** BEGIN RAW DATA **
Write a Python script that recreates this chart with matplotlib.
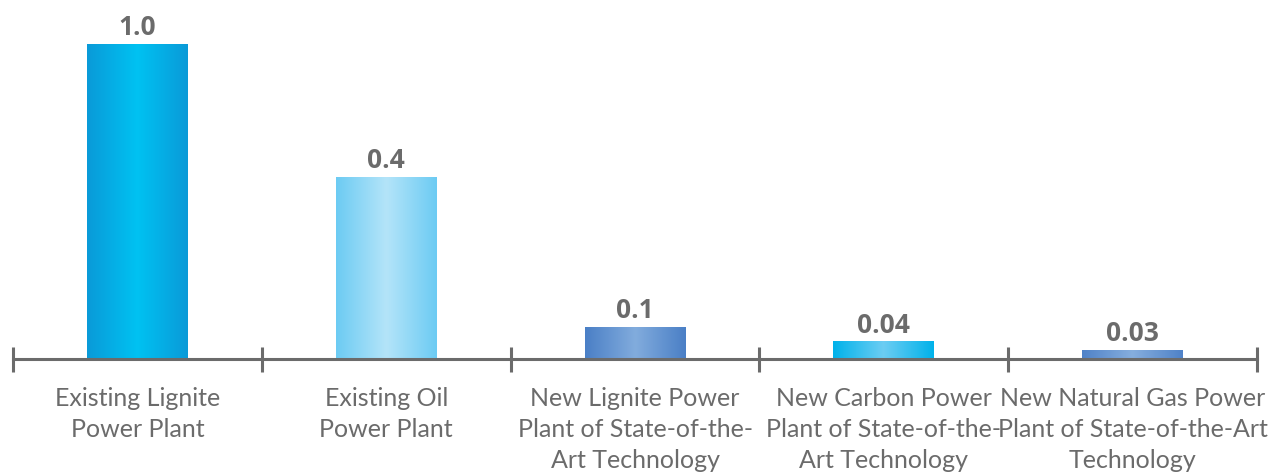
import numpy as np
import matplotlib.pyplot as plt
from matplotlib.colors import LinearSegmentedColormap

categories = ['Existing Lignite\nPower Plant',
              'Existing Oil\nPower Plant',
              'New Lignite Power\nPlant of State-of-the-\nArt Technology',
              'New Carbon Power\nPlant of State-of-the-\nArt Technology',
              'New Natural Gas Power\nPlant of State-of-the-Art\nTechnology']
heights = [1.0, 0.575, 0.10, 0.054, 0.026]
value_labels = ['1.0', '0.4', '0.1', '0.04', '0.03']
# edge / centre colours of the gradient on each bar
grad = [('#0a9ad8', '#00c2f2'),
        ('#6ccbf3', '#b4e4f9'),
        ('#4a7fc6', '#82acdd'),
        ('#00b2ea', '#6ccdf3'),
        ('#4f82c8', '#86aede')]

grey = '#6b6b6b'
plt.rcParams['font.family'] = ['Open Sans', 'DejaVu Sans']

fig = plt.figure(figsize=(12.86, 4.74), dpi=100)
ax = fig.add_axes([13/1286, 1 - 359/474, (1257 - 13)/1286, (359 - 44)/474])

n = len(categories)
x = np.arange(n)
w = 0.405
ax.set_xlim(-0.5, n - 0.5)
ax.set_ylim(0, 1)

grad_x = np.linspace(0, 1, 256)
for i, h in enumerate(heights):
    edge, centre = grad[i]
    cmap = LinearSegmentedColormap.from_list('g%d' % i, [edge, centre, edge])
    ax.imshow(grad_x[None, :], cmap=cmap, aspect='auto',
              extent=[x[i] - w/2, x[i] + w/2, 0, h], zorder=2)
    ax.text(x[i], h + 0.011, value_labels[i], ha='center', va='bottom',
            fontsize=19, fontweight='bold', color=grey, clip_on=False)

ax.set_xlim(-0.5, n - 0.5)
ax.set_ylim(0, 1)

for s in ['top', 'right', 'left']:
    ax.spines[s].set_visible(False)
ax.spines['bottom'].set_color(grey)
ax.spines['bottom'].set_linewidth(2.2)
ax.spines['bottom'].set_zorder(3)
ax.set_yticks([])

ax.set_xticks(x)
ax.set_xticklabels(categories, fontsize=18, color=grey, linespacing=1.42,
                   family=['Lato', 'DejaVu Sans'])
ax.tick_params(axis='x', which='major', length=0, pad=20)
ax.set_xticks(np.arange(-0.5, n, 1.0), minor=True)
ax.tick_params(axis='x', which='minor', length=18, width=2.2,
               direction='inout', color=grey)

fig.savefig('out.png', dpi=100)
** END RAW DATA **
◆ EXERCISE PROMPT ◆
What is the number of lines that hold the string "matplotlib"? Reply with that number alone.

◆ ANSWER TO THE EXERCISE ◆
3